Thursday, January 23, 2020

Huawei as ritual scapegoat

Thinking about the mythological resonances of two recent op-eds about US posturing regarding 5G (h/t Dale Hatfield) took me to an ancient ritual: scapegoating.


The articles


This ancient ritual is found around the Eastern Mediterranean, dating back to at least 2,500 BCE (see e.g. encyclopedia.com).* A common pattern is that the problems of a community are transferred to a victim that is expelled, taking the troubles with it and restoring the status quo ante. As both Bruce Schneider and Anthony Rutkowski document, the US’s problems with 5G – not least in security – are far broader than China, let alone Huawei. However, Huawei is a powerful symbol and (conveniently) an outsider – the perfect scapegoat.

Once you start looking, scapegoat rituals are everywhere. To pick one from each side of the US partisan divide: dismantling Obamacare, and impeaching Donald Trump. In both cases, the hope seems to be that expunging the symbol will restore utopia. Another example that’s active on both sides of the Atlantic: refugees and immigrants.

One should distinguish between scapegoating and blaming, I think. Finding someone to blame for misfortune is certainly a deep-seated human habit, but scapegoating has the additional element of purification: the goat carries shared sins away.

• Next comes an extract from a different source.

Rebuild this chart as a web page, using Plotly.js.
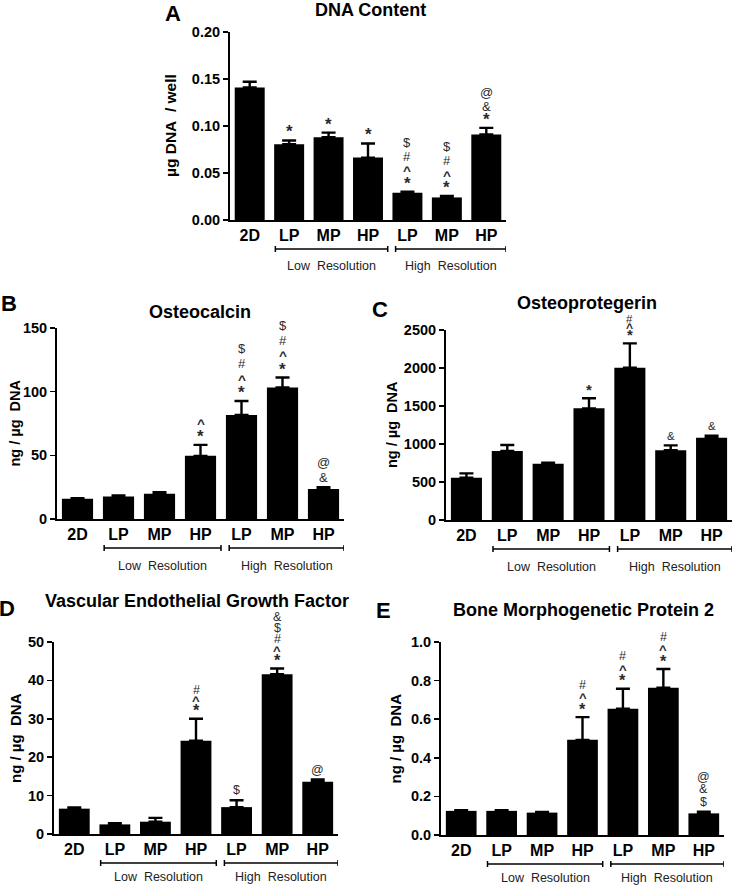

I’ve wondered whether Facebook’s PR travails (worse than any of its peers’) are an example of scapegoating, but I don’t think so. It’s so powerful that it cannot be "expelled," so I think the Cambridge Analytical hearings were just plain old blaming, and didn’t result in – and weren’t intended to be –a completed scapegoat ritual. Arguably, those advocating the breakup of les GAFA are seeking to perform  the scapegoat ritual, in the sense that the dismantling of Big Tech will be sufficient as a pharmakon to restore health to the body socio-economic.

What’s the point of such speculations (other than my enjoyment)? Mythical patterns are so strong that they will keep reappearing, and they thus allow one to make predictions, or at least minimize surprise, about what society will do in the face of adversity. It’s not unlikely, for example, that a scapegoat will be found if/when adverse impacts of automation on employment become evident.**

A last thought: scapegoating seems to be the dual of Jewett & Lawrence’s “American monomyth”:
"A community in a harmonious paradise is threatened by evil; normal institutions fail to contend with this threat; a selfless superhero emerges to renounce temptations and carry out the redemptive task; aided by fate, his decisive victory restores the community to its paradisiacal condition; the superhero then recedes into obscurity."
In the scapegoat case, paradise is restored by the expulsion of the sacrificial victim, rather than the labors of a superhero. In terms of pattern predictions, then, it’s also possible that evils (like big tech or automation) are to be vanquished by the appearance of a hero – Elizabeth Warren, anyone? The dual narrative played well four years ago: MAGA.

Footnotes

* I’m focusing here on ritual rather than mythology, but they’re closely linked. There’s an old academic chicken-or-egg argument about whether myth or ritual came first; at the very least, they’re related.

** As I read Bob Shiller's arguments ("Robert Shiller on Infectious Narratives in Economics: Excerpt" in Bloomberg), unemployment in the late 1920s and 30s was blamed on automation, “labor-saving machines” connected to an underconsumption or overproduction theory. I didn’t get a sense of whether taking action against these machines – i.e. scapegoating rather than just blaming – was seen as a remedy.